The Sahtu Helicopters Hughes 500D aircraft, which belonged to a subsidiary of Great Slave Helicopters, was carrying Yallee and a male co-worker from the Kelly Lake mining exploration camp north of Norman Wells when it crashed near Doctor Lake around 9 a.m. MT Saturday.
The crash site is about 70 kilometres northwest of Norman Wells, an oil and gas town that is located about 700 kilometres northwest of Yellowknife.
RCMP confirmed that an injured co-worker pulled the pilot out of the burning wreckage, but he was not able to rescue Yallee because the fire became too intense.
Yallee's death left residents mourning in Tulita, an aboriginal hamlet of 500 located 73 kilometres south of Norman Wells.
His cousin, Sahtu MLA Norman Yakeleya, described Yallee as a go-getter who was always coming up with good ideas.
"He always thought about the old people and thought about something to give them in times like this, springtime: you know, geese, beaver or muskrat," Yakeleya said in an interview.

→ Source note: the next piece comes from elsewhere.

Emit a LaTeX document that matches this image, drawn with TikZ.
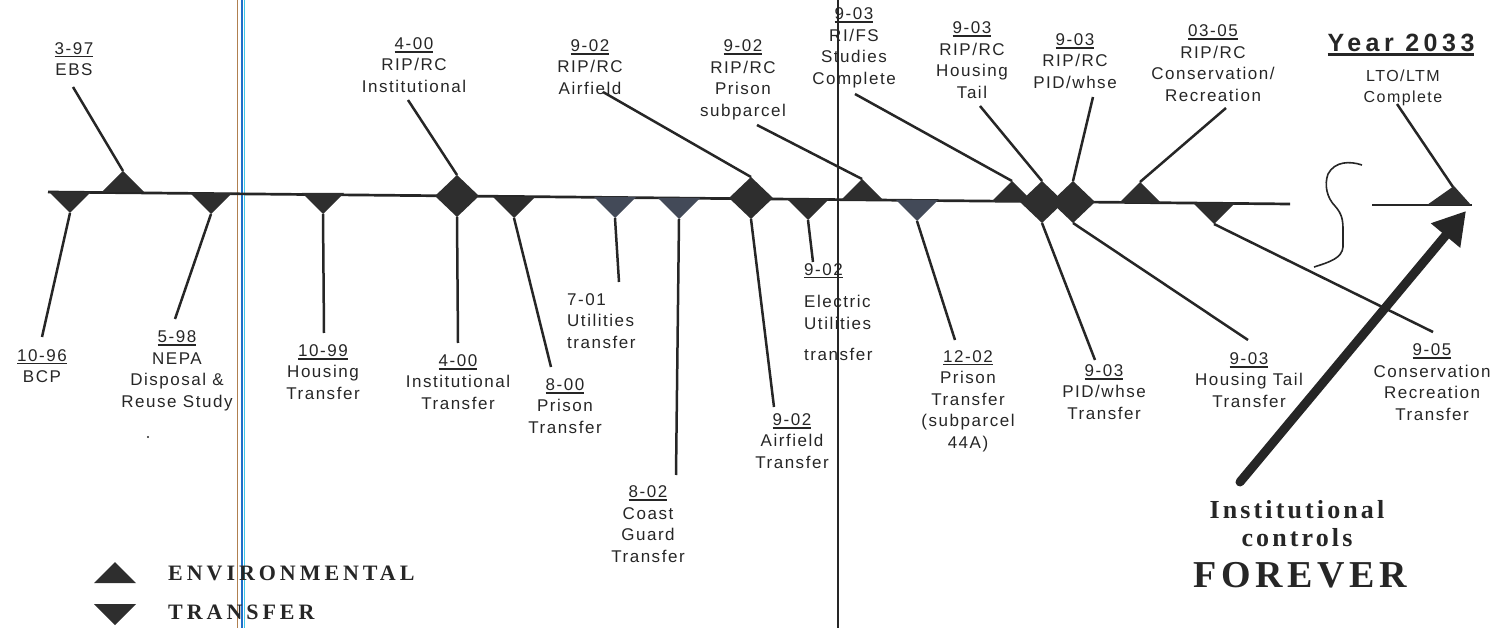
\documentclass[tikz,border=0pt]{standalone}
\usepackage{fontspec}
\setmainfont{Liberation Sans}
\newfontfamily\labfont[LetterSpace=9]{Liberation Sans}
\newfontfamily\yearfont[LetterSpace=18]{Liberation Sans}
\newfontfamily\legfont[LetterSpace=12]{Liberation Serif}
\newfontfamily\keyfont[LetterSpace=18]{Liberation Serif}
\usetikzlibrary{arrows.meta}
\definecolor{ink}{HTML}{262626}
\definecolor{markfill}{HTML}{2E2E2E}
\definecolor{haze}{HTML}{434A58}
\definecolor{scanbrown}{HTML}{B08050}
\definecolor{scanblue}{HTML}{1F6FC8}
\definecolor{scancyan}{HTML}{40C8E8}
% underlined date
\newcommand\dte[2][1.6pt]{\leavevmode\setbox0=\hbox{#2}\vtop{\copy0\kern1.4pt\hrule height #1 width \wd0}}

\begin{document}
\begin{tikzpicture}[x=1pt,y=-1pt,
  lbl/.style={align=center,font=\labfont\fontsize{17}{21.5}\selectfont,text=ink},
  lead/.style={draw=ink,line width=2.5pt},
  timeline/.style={draw=ink,line width=2.7pt},
  legtext/.style={font=\keyfont\bfseries\fontsize{22}{24}\selectfont,text=ink},
  pics/envmark/.style={code={\fill[#1] (-21,0) -- (0,-21) -- (21,0) -- cycle;
    \coordinate (-tip) at (0,-21);}},
  pics/envmark/.default=markfill,
  pics/xfermark/.style={code={\fill[#1] (-21,0) -- (0,21) -- (21,0) -- cycle;
    \coordinate (-tip) at (0,21);}},
  pics/xfermark/.default=markfill,
  pics/ripmark/.style={code={\fill[markfill] (-22,0) -- (0,-21) -- (22,0) -- (0,21) -- cycle;
    \coordinate (-top) at (0,-21); \coordinate (-bot) at (0,21);}}]
\tikzstyle{every node}+=[inner sep=0pt]
\useasboundingbox (0,0) rectangle (1508,628);

% scan marks
\draw[scanbrown,line width=1pt] (237,0) -- (237,628);
\draw[scanblue,line width=2pt] (242,0) -- (242,628);
\draw[scancyan,line width=0.8pt] (244,0) -- (244,628);
\draw[ink,line width=1.5pt] (838,0) -- (838,628);

% time line
\draw[timeline] (48,192) -- (1290,204);
\draw[timeline] (1372,205) -- (1472,205);
\draw[ink,line width=1.6pt] (1362,165) .. controls (1350,161) and (1335,161) .. (1328,174)
  .. controls (1324,185) and (1327,198) .. (1335,206)
  .. controls (1342,214) and (1343,220) .. (1343,230) -- (1343,247)
  .. controls (1342,258) and (1330,262) .. (1314,267);

% markers
\pic (bcp) at (70,192) {xfermark};
\pic (ebs) at (123,192) {envmark};
\pic (nepa) at (211,193) {xfermark};
\pic (hous) at (323,193) {xfermark};
\pic (inst) at (457,196) {ripmark};
\pic (pris) at (514,197) {xfermark};
\pic (util) at (615,197) {xfermark=haze};
\pic (coast) at (679,198) {xfermark=haze};
\pic (air) at (751,198) {ripmark};
\pic (elec) at (808,199) {xfermark};
\pic (psub) at (862,200) {envmark};
\pic (p44a) at (917,200) {xfermark=haze};
\pic (rifs) at (1012,202) {envmark};
\pic (htail) at (1042,202) {ripmark};
\pic (pid) at (1073,202) {ripmark};
\pic (cons) at (1140,203) {envmark};
\pic (consx) at (1214,203) {xfermark};
\fill[markfill] (1427,205) -- (1454,186) -- (1471,205) -- cycle;
\coordinate (year-tip) at (1453,187);

% labels
\node[lbl] (lab-bcp) at (42,366) {\dte{10-96}\\BCP};
\node[lbl] (lab-ebs) at (74,59) {\dte{3-97}\\EBS};
\node[lbl] (lab-nepa) at (177,371) {\dte{5-98}\\NEPA\\Disposal \&\\Reuse Study};
\node[lbl] (lab-hous) at (323,372) {\dte{10-99}\\Housing\\Transfer};
\node[lbl] (lab-inst-rip) at (414,65) {\dte{4-00}\\RIP/RC\\Institutional};
\node[lbl] (lab-inst) at (458,382) {\dte{4-00}\\Institutional\\Transfer};
\node[lbl] (lab-pris) at (565,406) {\dte{8-00}\\Prison\\Transfer};
\node[lbl,align=left,anchor=north west] (lab-util) at (567,293) {7-01\\Utilities\\transfer};
\node[lbl] (lab-coast) at (648,524) {\dte{8-02}\\Coast\\Guard\\Transfer};
\node[lbl] (lab-air-rip) at (590,67) {\dte{9-02}\\RIP/RC\\Airfield};
\node[lbl] (lab-air) at (792,441) {\dte{9-02}\\Airfield\\Transfer};
\node[lbl,align=left,anchor=north west] (lab-elec) at (804,263) {\dte{9-02}\\[11pt]Electric\\Utilities\\[10pt]transfer};
\node[lbl] (lab-psub) at (743,80) {\dte{9-02}\\RIP/RC\\Prison\\subparcel};
\node[lbl] (lab-rifs) at (854,48) {\dte{9-03}\\RI/FS\\Studies\\Complete};
\node[lbl] (lab-p44a) at (968,401) {\dte{12-02}\\Prison\\Transfer\\(subparcel\\44A)};
\node[lbl] (lab-htail-rip) at (972,60) {\dte{9-03}\\RIP/RC\\Housing\\Tail};
\node[lbl] (lab-pid-rip) at (1075,61) {\dte{9-03}\\RIP/RC\\PID/whse};
\node[lbl] (lab-pid) at (1104,392) {\dte{9-03}\\PID/whse\\Transfer};
\node[lbl] (lab-htail) at (1249,380) {\dte{9-03}\\Housing Tail\\Transfer};
\node[lbl] (lab-cons-rip) at (1213,63) {\dte{03-05}\\RIP/RC\\Conservation/\\Recreation};
\node[lbl] (lab-cons) at (1432,382) {\dte{9-05}\\Conservation\\Recreation\\Transfer};
\node[lbl,font=\yearfont\bfseries\fontsize{25}{27}\selectfont] (lab-year) at (1401,45) {\dte[2.4pt]{Year 2033}};
\node[lbl,font=\labfont\fontsize{16}{21.5}\selectfont] (lab-lto) at (1403,88) {LTO/LTM\\Complete};
\fill[ink] (148,437) circle (1.2);

% leader ends
\coordinate (bcp-end) at (42,337);
\coordinate (ebs-end) at (73,87);
\coordinate (nepa-end) at (175,319);
\coordinate (hous-end) at (324,333);
\coordinate (inst-up) at (408,100);
\coordinate (inst-dn) at (458,343);
\coordinate (pris-end) at (551,367);
\coordinate (util-end) at (619,282);
\coordinate (coast-end) at (676,475);
\coordinate (air-up) at (603,92);
\coordinate (air-dn) at (774,407);
\coordinate (elec-end) at (813,262);
\coordinate (psub-end) at (757,125);
\coordinate (rifs-end) at (855,94);
\coordinate (p44a-end) at (955,340);
\coordinate (htail-up) at (980,106);
\coordinate (htail-dn) at (1095,360);
\coordinate (pid-up) at (1093,97);
\coordinate (pid-dn) at (1248,340);
\coordinate (cons-up) at (1226,108);
\coordinate (consx-end) at (1433,332);
\coordinate (year-end) at (1397,104);

% leaders
\draw[lead] (bcp-tip) -- (bcp-end);
\draw[lead] (ebs-tip) -- (ebs-end);
\draw[lead] (nepa-tip) -- (nepa-end);
\draw[lead] (hous-tip) -- (hous-end);
\draw[lead] (inst-top) -- (inst-up);
\draw[lead] (inst-bot) -- (inst-dn);
\draw[lead] (pris-tip) -- (pris-end);
\draw[lead] (util-tip) -- (util-end);
\draw[lead] (coast-tip) -- (coast-end);
\draw[lead] (air-top) -- (air-up);
\draw[lead] (air-bot) -- (air-dn);
\draw[lead] (elec-tip) -- (elec-end);
\draw[lead] (psub-tip) -- (psub-end);
\draw[lead] (rifs-tip) -- (rifs-end);
\draw[lead] (p44a-tip) -- (p44a-end);
\draw[lead] (htail-top) -- (htail-up);
\draw[lead] (htail-bot) -- (htail-dn);
\draw[lead] (pid-top) -- (pid-up);
\draw[lead] (pid-bot) -- (pid-dn);
\draw[lead] (cons-tip) -- (cons-up);
\draw[lead] (consx-tip) -- (consx-end);
\draw[lead] (year-tip) -- (year-end);

% institutional controls
\coordinate (arr-tail) at (1240,482);
\coordinate (arr-head) at (1466,211);
\draw[ink,line width=9pt,line cap=round,-{Triangle[length=32pt,width=36pt]}] (arr-tail) -- (arr-head);
\node[font=\legfont\bfseries\fontsize{26}{28}\selectfont,text=ink,anchor=base] (ic-1) at (1297,518) {Institutional};
\node[font=\legfont\bfseries\fontsize{26}{28}\selectfont,text=ink,anchor=base] (ic-2) at (1297,546) {controls};
\node[font=\legfont\bfseries\fontsize{38}{40}\selectfont,text=ink,anchor=base] (ic-3) at (1300,587) {FOREVER};

% legend
\pic (leg-env) at (115,583) {envmark};
\pic (leg-xfer) at (115,604) {xfermark};
\node[legtext,anchor=west] (leg-env-txt) at (168,573) {ENVIRONMENTAL};
\node[legtext,anchor=west] (leg-xfer-txt) at (168,612) {TRANSFER};
\end{tikzpicture}
\end{document}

"He also talked very fondly of his boys, and [of] things that he wanted the best for people in Tulita and all people in the Sahtu."
Yallee was a former president of the Tulita Land and Resource Corp., which was formed out of the Sahtu land claim agreement. He was also the first former student to come forward and talk about sexual abuse he suffered at Grollier Hall, an Indian residential school in Inuvik.
Yakeleya said his cousin's death is the seventh death in Tulita in recent months.
The federal Transportation Safety Board is currently at the crash site, investigating the accident. On Monday, investigators were making plans to remove the wreckage.